> [Requirement] Starting at the first line of the data, please print exactly those lines through the one that holds "-- ([yshift=-2.5pt]hS.base east);", omitting every picture.

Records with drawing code
- - -

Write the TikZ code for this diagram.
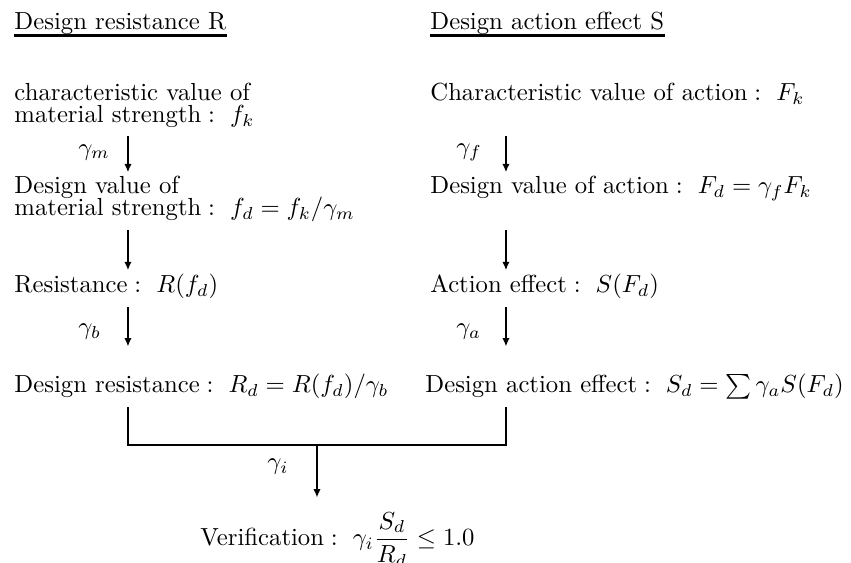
\documentclass[tikz,border=0pt]{standalone}
\usepackage{amsmath,amssymb}
\usetikzlibrary{arrows.meta}

\begin{document}
\begin{tikzpicture}
        \tikzset{txt/.style={anchor=base west, inner xsep=0pt, inner ysep=1.5pt, align=left},
                 conn/.style={line width=0.9pt, shorten <=1.5pt},
                 arr/.style={conn, -{Latex[length=3.4pt, width=3pt]}},
                 lab/.style={anchor=west, inner sep=0pt, xshift=-20.5pt},
                 uline/.style={line width=1.1pt}}
        \useasboundingbox (0,0) rectangle (12.11,-8.011);

        % column lines and joint
        \coordinate (L) at (1.821,0);
        \coordinate (R) at (7.200,0);
        \coordinate (jn) at (4.511,-6.332);

        % headings
        \node[txt, inner sep=0pt] (hR) at (0.199,-0.413) {Design resistance R};
        \node[txt, inner sep=0pt] (hS) at (6.118,-0.413) {Design action effect S};
        \draw[uline] ([yshift=-2.5pt]hR.base west) -- ([yshift=-2.5pt]hR.base east);
        \draw[uline] ([yshift=-2.5pt]hS.base west) -- ([yshift=-2.5pt]hS.base east);

        % resistance side (two-line nodes sit on their last line)
        \node[txt] (chk) at (0.199,-1.750) {characteristic value of\\[-3.1pt]$\text{material strength}:\ f_k$};
        \node[txt] (dvm) at (0.199,-3.073) {Design value of\\[-3.1pt]$\text{material strength}:\ f_d=f_k/\gamma_m$};
        \node[txt] (res) at (0.199,-4.169) {$\text{Resistance}:\ R(f_d)$};
        \node[txt] (dr) at (0.199,-5.592) {$\text{Design resistance}:\ R_d=R(f_d)/\gamma_b$};

        % action side
        \node[txt] (chkS) at (6.118,-1.430) {$\text{Characteristic value of action}:\ F_k$};
        \node[txt] (dva) at (6.118,-2.760) {$\text{Design value of action}:\ F_d=\gamma_f F_k$};
        \node[txt] (eff) at (6.118,-4.169) {$\text{Action effect}:\ S(F_d)$};
        \node[txt] (de) at (6.047,-5.592) {$\text{Design action effect}:\ S_d=\sum\gamma_a S(F_d)$};

        \node[txt] (ver) at (2.846,-7.769) {$\text{Verification}:\ \gamma_i\dfrac{S_d}{R_d}\le 1.0$};

        \draw[arr] (chk.south -| L) -- (dvm.north -| L) node[lab, midway] {$\gamma_m$};
        \draw[arr] (dvm.south -| L) -- (res.north -| L);
        \draw[arr, shorten >=9.6pt] (res.south -| L) -- (dr.north -| L) node[lab, pos=.42] {$\gamma_b$};

        \draw[arr] (chk.south -| R) -- (dva.north -| R) node[lab, midway] {$\gamma_f$};
        \draw[arr] (dvm.south -| R) -- (eff.north -| R);
        \draw[arr, shorten >=9.6pt] (eff.south -| R) -- (de.north -| R) node[lab, pos=.42] {$\gamma_a$};

        % joining both sides
        \draw[conn, shorten >=1.5pt] (dr.south -| L) |- (jn) -| (de.south -| R);
        \draw[arr, shorten <=0pt, shorten >=4.3pt] (jn) -- (ver.north -| jn) node[lab, pos=.35] {$\gamma_i$};
\end{tikzpicture}
\end{document}
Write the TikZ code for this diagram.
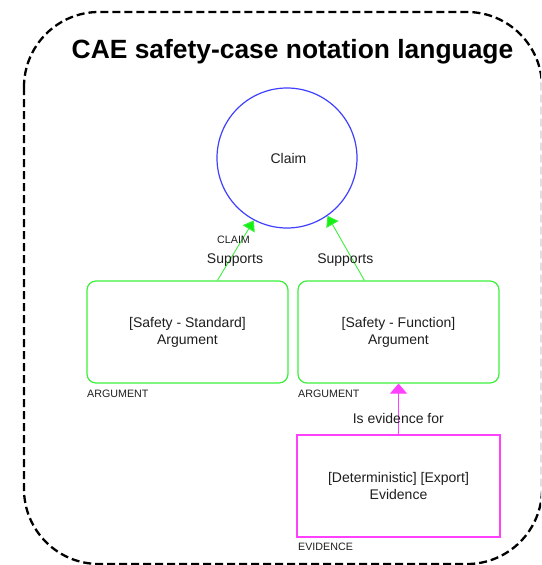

- - -

> [Answer to the problem]
Write the TikZ code for this diagram.
\documentclass[tikz,border=0pt]{standalone}
\usepackage{amsmath,amssymb}
\usetikzlibrary{arrows.meta}

\begin{document}
\begin{tikzpicture}
        \tikzset{txt/.style={anchor=base west, inner xsep=0pt, inner ysep=1.5pt, align=left},
                 conn/.style={line width=0.9pt, shorten <=1.5pt},
                 arr/.style={conn, -{Latex[length=3.4pt, width=3pt]}},
                 lab/.style={anchor=west, inner sep=0pt, xshift=-20.5pt},
                 uline/.style={line width=1.1pt}}
        \useasboundingbox (0,0) rectangle (12.11,-8.011);

        % column lines and joint
        \coordinate (L) at (1.821,0);
        \coordinate (R) at (7.200,0);
        \coordinate (jn) at (4.511,-6.332);

        % headings
        \node[txt, inner sep=0pt] (hR) at (0.199,-0.413) {Design resistance R};
        \node[txt, inner sep=0pt] (hS) at (6.118,-0.413) {Design action effect S};
        \draw[uline] ([yshift=-2.5pt]hR.base west) -- ([yshift=-2.5pt]hR.base east);
        \draw[uline] ([yshift=-2.5pt]hS.base west) -- ([yshift=-2.5pt]hS.base east);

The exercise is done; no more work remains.